Data Analysis and Case studies:
We present our data analysis methodologies and case studies:
RAKE
Rapid Automatic Keyword Extraction (RAKE) is a well-known keyword extraction method which uses a list of stopwords and phrase delimiters to detect the most relevant words or phrases in a piece of text.
SPACY
spaCy is a popular open-source natural language processing (NLP) library and framework. It is used for various NLP tasks, such as tokenization, part-of-speech tagging, named entity recognition, dependency parsing, and more. It was used to extract the name of the universities.

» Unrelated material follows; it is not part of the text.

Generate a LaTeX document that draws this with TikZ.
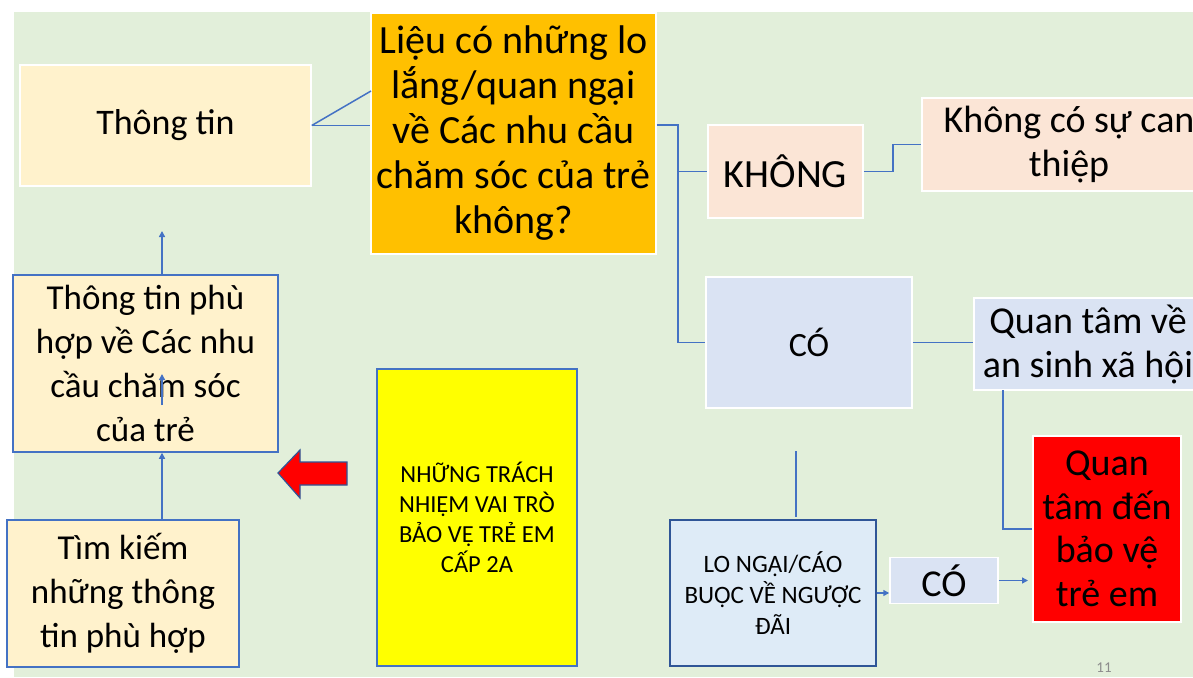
\documentclass[tikz,border=0pt]{standalone}
\usepackage{fontspec}
\setmainfont{Carlito}
\usetikzlibrary{arrows.meta}
\definecolor{bggreen}{HTML}{E2EFDA}
\definecolor{cream}{HTML}{FFF2CC}
\definecolor{orangeb}{HTML}{FFC000}
\definecolor{peach}{HTML}{FBE5D6}
\definecolor{lblue}{HTML}{DAE3F3}
\definecolor{lblue2}{HTML}{DEEBF7}
\definecolor{connblue}{HTML}{4472C4}
\definecolor{darkblue}{HTML}{2F5597}
\definecolor{pagegray}{HTML}{8C8C8C}
\definecolor{pureyellow}{HTML}{FFFF00}
\begin{document}
\begin{tikzpicture}[x=1pt,y=-1pt,
  box/.style={rectangle, inner sep=0pt, align=center, draw=white, line width=1.5pt, text=black},
  bluebox/.style={box, draw=connblue},
  conn/.style={draw=connblue, line width=1.5pt},
  arr/.style={conn, -{Triangle[length=6pt,width=6pt]}},
  big/.style={font={\fontsize{40}{45}\selectfont}},
  mid/.style={font={\fontsize{36}{44}\selectfont}}]
\useasboundingbox (0,0) rectangle (1193,677);
\clip (0,0) rectangle (1193,677);
\fill[bggreen] (14,12) rectangle (1193,677);

% nodes
\node[box, fill=cream, minimum width=291pt, minimum height=121pt, mid] (thongtin) at (165.5,125.5) {Thông tin};
\node[box, fill=orangeb, minimum width=285pt, minimum height=241pt, big] (orange) at (513.5,133.5) {Liệu có những lo\\lắng/quan ngại\\về Các nhu cầu\\chăm sóc của trẻ\\không?};
\node[box, fill=peach, minimum width=155pt, minimum height=93pt, big] (khong) at (785.5,171.5) {KHÔNG};
\node[box, fill=peach, minimum width=294pt, minimum height=93pt, font={\fontsize{38}{44}\selectfont}] (khongco) at (1069,144.5) {Không có sự can\\thiệp};
\node[box, fill=lblue, minimum width=206pt, minimum height=131pt, font={\fontsize{34}{40}\selectfont}] (co) at (809,342.5) {CÓ};
\node[box, fill=lblue, minimum width=228pt, minimum height=92pt, font={\fontsize{38}{44}\selectfont}] (quantam) at (1088,344) {Quan tâm về\\an sinh xã hội};
\node[box, fill=red, minimum width=148pt, minimum height=186pt, font={\fontsize{38}{43.5}\selectfont}] (redbox) at (1107,529) {Quan\\tâm đến\\bảo vệ\\trẻ em};
\node[box, draw=darkblue, fill=lblue2, minimum width=206pt, minimum height=146pt, font={\fontsize{25}{31}\selectfont}] (longai) at (773,593) {LO NGẠI/CÁO\\BUỘC VỀ NGƯỢC\\ĐÃI};
\node[box, fill=lblue, minimum width=108pt, minimum height=46pt, font={\fontsize{38}{44}\selectfont}] (smallco) at (944,580.5) {CÓ};
\node[bluebox, fill=pureyellow, minimum width=200pt, minimum height=297pt, font={\fontsize{24.5}{30}\selectfont}] (yellowbox) at (477,517.5) {NHỮNG TRÁCH\\NHIỆM VAI TRÒ\\BẢO VỆ TRẺ EM\\CẤP 2A};
\node[bluebox, fill=cream, minimum width=265pt, minimum height=177pt, font={\fontsize{35}{44}\selectfont}] (phuhop) at (145.5,363.5) {Thông tin phù\\hợp về Các nhu\\cầu chăm sóc\\của trẻ};
\node[bluebox, fill=cream, minimum width=232pt, minimum height=147pt, font={\fontsize{35}{44}\selectfont}] (timkiem) at (123,593.5) {Tìm kiếm\\những thông\\tin phù hợp};
\node[text=pagegray, font={\fontsize{15}{17}\selectfont}] (page) at (1104,668) {11};

% connectors
\coordinate (o1) at (371,91);
\draw[conn] (thongtin.east) -- (o1);
\draw[conn] (thongtin.east) -- (orange.west |- thongtin.east);
\coordinate (j) at (678,125);
\draw[conn] (orange.east |- j) -- (j) |- (khong.west);
\draw[conn] (j) |- (co.west);
\coordinate (k) at (893,171.5);
\draw[conn] (khong.east) -- (k) |- (khongco.west);
\draw[conn] (co.east) -- (quantam.west |- co.east);
\coordinate (q) at (1003,390);
\draw[conn] (q) |- (redbox.west);
\coordinate (f1) at (796,451);
\coordinate (f2) at (796,517);
\draw[conn] (f1) -- (f2);
\draw[arr] (longai.east) -- (smallco.west |- longai.east);
\coordinate (r1) at (1028,580.5);
\draw[arr] (smallco.east) -- (r1);
\coordinate (a1) at (162,231);
\draw[arr] (phuhop.north -| a1) -- (a1);
\draw[arr] (timkiem.north -| a1) -- (phuhop.south -| a1);
\coordinate (s1) at (162,405);
\coordinate (s2) at (162,374);
\draw[arr] (s1) -- (s2);

% red block arrow
\draw[fill=red, draw=darkblue, line width=1.2pt, line join=miter]
  (278,473) -- (300,450) -- (300,462) -- (347,462) -- (347,485) -- (300,485) -- (300,498) -- cycle;
\end{tikzpicture}
\end{document}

1. IISER-Mohali case-study:
We scraped the section of "research area" and "research focus" sections from each IISER Mohali's faculty webpage and analysed it using some NLP algorithms like RAKE, Keybert, etc.
Keywords Table
Index | Description | Scores |
---|---|---|
1 | Genome regulation | 102 |
2 | Functional Analysis | 102 |
3 | Developmental genetics | 102 |
4 | Environmental science | 82 |
5 | Quantum information | 82 |
6 | Soft condensed matter physics | 57 |
7 | Archaeology | 57 |
8 | Algebraic geometry | 51 |
9 | Particle physics | 51 |
10 | Molecular cell biology | 43 |
The score presented here talks about the correlation between different strings which will be more discussed in the presentation.
2. IISER-Pune Case study:
We scraped the "Name", "Academic Background" and "Research Area" sections from each webpage of IISER Pune faculty. The data was again analysed using NLP algorithms like RAKE and Spacy.
Keywords Table
Index | Description | Scores |
---|---|---|
1 | Analytic Number Theory | 67 |
2 | Plasmodium Epigenetics | 67 |
3 | Chromosome Biology | 67 |
4 | Experimental Particle Physics | 64 |
5 | Theoretical Biophysics | 49 |
6 | Chemical Biology | 6 |
7 | Inorganic Chemistry | 49 |
8 | Condensed Matter Physics | 38 |
9 | Computational Biophysics | 31 |
10 | Materials Science | 26 |
11 | Algebraic Geometry | 21 |
12 | Modern Indian Political Thought | 20 |
13 | Number Theory | 18 |
14 | Cosmology | 18 |